I hiked up the ends of his tee only to have him grab my wrists and ask, “Do I have to take off my shirt?” I was floored. This was, for all intents and purposes, a thin and attractive guy. His eyes were glossy with insecurity. In them, I saw my own shame for the first time.

I later found out that he had also lost a large amount of weight in a short timespan. I started to notice other quirks of our sex life together — how I had to take the mirror out of my room so he wouldn’t inspect himself before coming to bed, or how he would play with my love handles as we were laying down, as if fascinated by another’s imperfections.

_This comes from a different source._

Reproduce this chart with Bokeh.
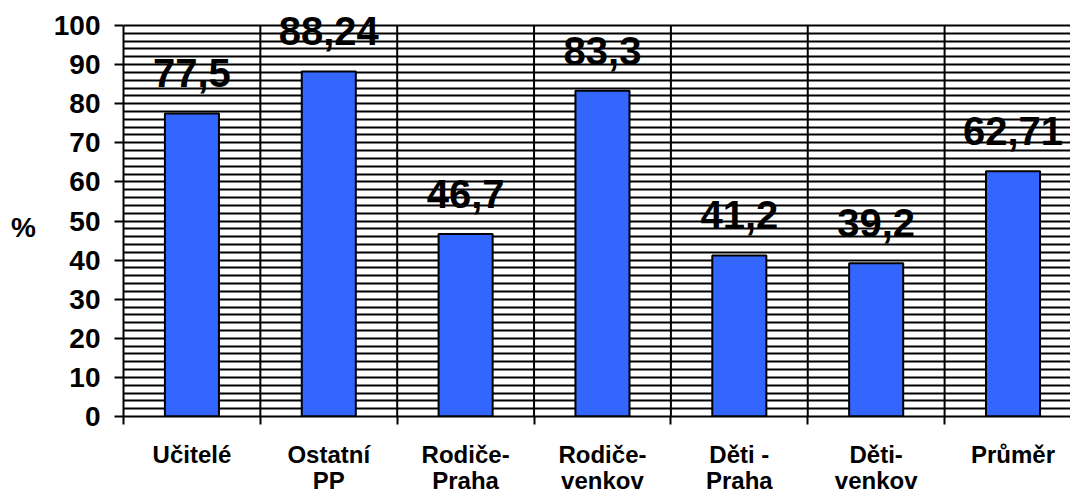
from bokeh.plotting import figure
from bokeh.models import FixedTicker, LabelSet, ColumnDataSource, Range1d, LinearAxis
from bokeh.core.properties import value
from bokeh.embed import file_html
from bokeh.resources import INLINE

line1 = ["Učitelé", "Ostatní", "Rodiče-", "Rodiče-", "Děti -", "Děti-", "Průměr"]
line2 = ["", "PP", "Praha", "venkov", "Praha", "venkov", ""]
values = [77.5, 88.24, 46.7, 83.3, 41.2, 39.2, 62.71]
value_labels = ["77,5", "88,24", "46,7", "83,3", "41,2", "39,2", "62,71"]
y_ticks = list(range(0, 101, 10))
y_grid_step = 2

FONT = "Liberation Sans"
n = len(values)
xs = [i + 0.5 for i in range(n)]
bounds = list(range(0, n + 1))
ymax = y_ticks[-1]

src = ColumnDataSource(dict(x=xs, v=values, lab=value_labels))
bsrc = ColumnDataSource(dict(b=bounds[1:], y0=[0] * (n), y1=[ymax] * (n)))

# frame: 416 px tall, 100 units -> 391 px, so range top leaves room for labels
y_end = ymax * 416 / 391
p = figure(width=1070, height=497, x_range=Range1d(0, 6.92), y_range=Range1d(0, y_end),
           output_backend="svg", toolbar_location=None,
           min_border_left=123, min_border_right=0, min_border_top=0, min_border_bottom=81)
p.outline_line_color = None
p.background_fill_color = "white"

# grids
p.ygrid.ticker = FixedTicker(ticks=list(range(y_grid_step, ymax + 1, y_grid_step)))
p.ygrid.grid_line_color = "black"
p.ygrid.grid_line_width = 2
p.xgrid.grid_line_color = None
p.segment(x0="b", x1="b", y0="y0", y1="y1", source=bsrc, line_color="black", line_width=2)

p.vbar(x="x", top="v", width=0.395, source=src, fill_color="#3366FF",
       line_color="black", line_width=2)

# y axis
ya = p.yaxis[0]
ya.ticker = FixedTicker(ticks=y_ticks)
ya.bounds = (0, ymax)
ya.major_tick_out = 9
ya.major_tick_in = 0
ya.minor_tick_out = 0
ya.minor_tick_in = 0
ya.axis_line_width = 2
ya.major_tick_line_width = 2
ya.major_label_text_font = FONT
ya.major_label_text_font_style = "bold"
ya.major_label_text_font_size = "28px"
ya.major_label_text_color = "black"
ya.major_label_standoff = 14
ya.axis_label = "\n%"
ya.axis_label_orientation = "horizontal"
ya.axis_label_text_font = FONT
ya.axis_label_text_font_style = "bold"
ya.axis_label_text_font_size = "28px"
ya.axis_label_text_color = "black"
ya.axis_label_standoff = 15

# x axis (first line of labels)
xa = p.xaxis[0]
xa.ticker = FixedTicker(ticks=xs, minor_ticks=bounds)
xa.major_tick_out = 0
xa.major_tick_in = 0
xa.minor_tick_out = 8
xa.minor_tick_in = 0
xa.minor_tick_line_color = "black"
xa.minor_tick_line_width = 2
xa.axis_line_width = 2
xa.major_label_overrides = {x: t for x, t in zip(xs, line1)}
xa.major_label_text_font = FONT
xa.major_label_text_font_style = "bold"
xa.major_label_text_font_size = "24px"
xa.major_label_text_color = "black"
xa.major_label_standoff = 16

# second line of category labels
xa2 = LinearAxis(ticker=FixedTicker(ticks=xs))
xa2.axis_line_color = None
xa2.major_tick_out = 0
xa2.major_tick_in = 0
xa2.minor_tick_out = 0
xa2.minor_tick_in = 0
xa2.major_label_overrides = {x: t for x, t in zip(xs, line2)}
xa2.major_label_text_font = FONT
xa2.major_label_text_font_style = "bold"
xa2.major_label_text_font_size = "24px"
xa2.major_label_text_color = "black"
xa2.major_label_standoff = -4
p.add_layout(xa2, "below")

# value labels
p.add_layout(LabelSet(x="x", y="v", y_offset=26, text="lab", source=src,
                      text_font=value(FONT), text_font_style="bold",
                      text_font_size="40px", text_align="center",
                      text_baseline="alphabetic", text_color="black"))

open("out.html", "w").write(file_html(p, INLINE))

It occurred to me that out of all the boys I’d been with, the only one to touch or notice any of my fleshier parts was someone who was looking for it. Someone who was equally as sensitive about bodies as I was.

And there it was, the problem, more insidious than any carb — the mind’s eye: twisting and morphing our reflection until what we see is no longer reality, but an Etch A Sketch of our insecurities. It took witnessing another healthy and sexy guy, so haunted by his past form that he couldn’t even focus on the naked boy on top of him, for me realize just how damaging my own body image issues were.

Insecurity is the ultimate cockblock, and at some point my negativity had become heavier than my cellulite. All these months I’d been having threesomes with my phantom weight. This was no way to live, and certainly no way to fuck, so I decided it was time for an exorcism.

It began with accepting the logic of the situation: if someone was climbing into bed with me, odds were that they found me attractive, and no amount of “extra” weight would deter them at that point.

So I let go. I put my full weight on boys’ thighs, and as it turns out I didn’t crush them. Instead, I felt lighter.